Each of the finalists conducted the Figaro overture and one jury-given twentieth-century classic. Christophe Mangou did Stravinsky proud. He’s a choreographic conductor, one who can wave his arms around and it means something; if he wants a pianissimo he’ll do a knees-bend. Flamboyant he may be but his stick technique is always clear and he achieved some pugnacious rhythmic attack. Not everything came off in the last movement, either a lack of rehearsal – each finalist had just two lots of fifty minutes to get results – or he was unclear as to what he wanted. Nevertheless, this punchy performance, a tad brash and unkempt at times, held the attention. Mangou kept the first movement’s momentum right up to the last bar – important – and had a novel way with punctuation in the finale. In between, the balletic ’Andante’ was graceful, its mystical centre heightened in expression.
If Dimitri Slobodeniouk is now from Finland, he is a Muscovite and his Russian lineage shone through in Taras Bulba – rarely if ever has this music sounded so Tchaikovskian!
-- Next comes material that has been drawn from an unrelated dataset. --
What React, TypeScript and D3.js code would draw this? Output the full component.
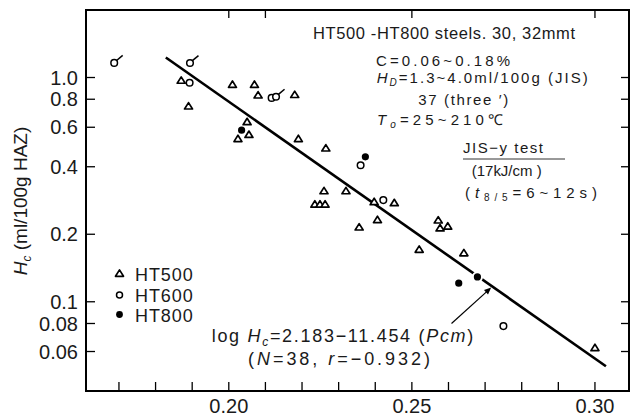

Whether Slobodeniouk was helped or hindered by Colin Davis having conducted Taras with the LSO less than a week earlier is a moot point. There’s no doubt that Slobodeniouk imposed his stamp, yet events arrived sectionally, too often with a lack of tension. Slobodeniouk has an ear for colour and for finding the odd detail often overlooked. Whereas Davis caught the individuality of the music, Slobodeniouk lost its flavour. The simpering organ timbre in the final bars seemed more Ketèlbey than Janacek.
Slobodeniouk opted for full strings in Figaro and a tempo from the upper quartile – hectic in other words; quite delicate though if without many distinguishing features. Mangou's moderately paced Figaro, with reduced strings, was quite beefy, woodwinds surprisingly reticent. Belgian Ivan Meylemans had a tempo in between, also reduced strings, and produced something more gallant, woodwind and horn details the best placed of the three.
Meylemans is Principal Trombone of the Royal Concertgebouw Orchestra – I heard him play Christopher Rouse’s concerto in Amsterdam a few years ago – and he’s no stranger to conducting competitions. No doubt as a seasoned orchestral player he knows what a conductor should and shouldn’t do. His gestures were textbook, always for the orchestra and, to my ears, the LSO responded with the most integrated playing of the evening. This wasn’t a sensational Mandarin; it was the work of a musician who knows that Bartók’s illumination of the sleazy storyline is sufficient in itself. There was no lack of eerie seductiveness, visceral attack, atmosphere and textural explicitness.
Meylemans, for his musicality and ’inside’ conducting skills, was for me the winner – although quite how he would have combined the prize-winning year-long LSO association and his Concertgebouw duties is anybody’s guess.
The winner was actually Christophe Mangou, from France. Perhaps the difference between him and Meylemans is that Mangou has a flamboyance that doesn’t override the music and is capable of making things happen. He has charisma and that may have got him the winning vote. And a bouquet to the LSO – rehearsing all day, the players sailed through the evening with unflappable energy and professionalism. The next Flick Competition is 2004 – citizens of the European Union who will be 35 or less on October 1 that year are eligible.